There are several equivalent notations for the derivative:

Notation	Meaning
f'(x)	The derivative of f(x) — Lagrange notation
dy/dx	The derivative of y with respect to x — Leibniz notation
d/dx[f(x)]	Differentiate f(x) with respect to x — operator notation

All three are used interchangeably at A-Level. Leibniz notation (dy/dx) is particularly useful for the chain rule and related rates.

When First Principles Appears in Exams

First principles questions typically ask you to:

Write down the definition: f'(x) = lim[h→0] (f(x + h) - f(x)) / h
Substitute the given f(x)
Expand f(x + h)
Simplify the expression (cancel h from numerator and denominator)
Take the limit as h → 0

Worked Example 7: f(x) = 3x² + 2x

f'(x) = lim[h→0] [3(x + h)² + 2(x + h) - (3x² + 2x)] / h

Expand: 3(x² + 2xh + h²) + 2x + 2h - 3x² - 2x = 3x² + 6xh + 3h² + 2x + 2h - 3x² - 2x = 6xh + 3h² + 2h

Divide by h: 6x + 3h + 2

Take limit as h → 0: 6x + 2

Check: d/dx(3x² + 2x) = 6x + 2. ✓

Common Mistakes

Mistake	Correction
Forgetting lim[h→0] in working	Always write lim[h→0] until you actually substitute h = 0
Dividing by h before simplifying the numerator	Simplify the numerator first so h cancels cleanly
Using degrees instead of radians for trig	First principles for sin x and cos x only works in radians
Writing dy/dx = (f(x + h) - f(x)) / h (without the limit)	The derivative is the LIMIT of this expression, not the expression itself
Confusing f(x + h) with f(x) + h	f(x + h) means substitute (x + h) into f.

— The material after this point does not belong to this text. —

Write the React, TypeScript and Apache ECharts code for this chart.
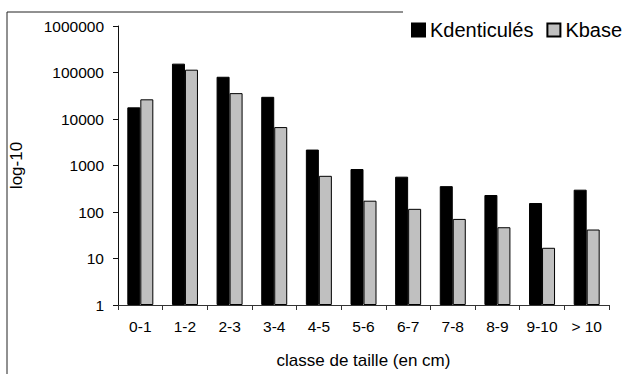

For example, if f(x) = x², then f(x + h) = (x + h)²

Summary

The derivative is defined as f'(x) = lim[h→0] (f(x + h) - f(x)) / h.
For polynomials: expand f(x + h), subtract f(x), divide by h, then let h → 0.
For sin x: use the addition formula and the limit sin h / h → 1 to show d/dx(sin x) = cos x.
For cos x: use the addition formula and limits to show d/dx(cos x) = -sin x.
For eˣ: factor out eˣ and use the limit (eʰ - 1)/h → 1 to show d/dx(eˣ) = eˣ.
Always show the limit notation throughout your working.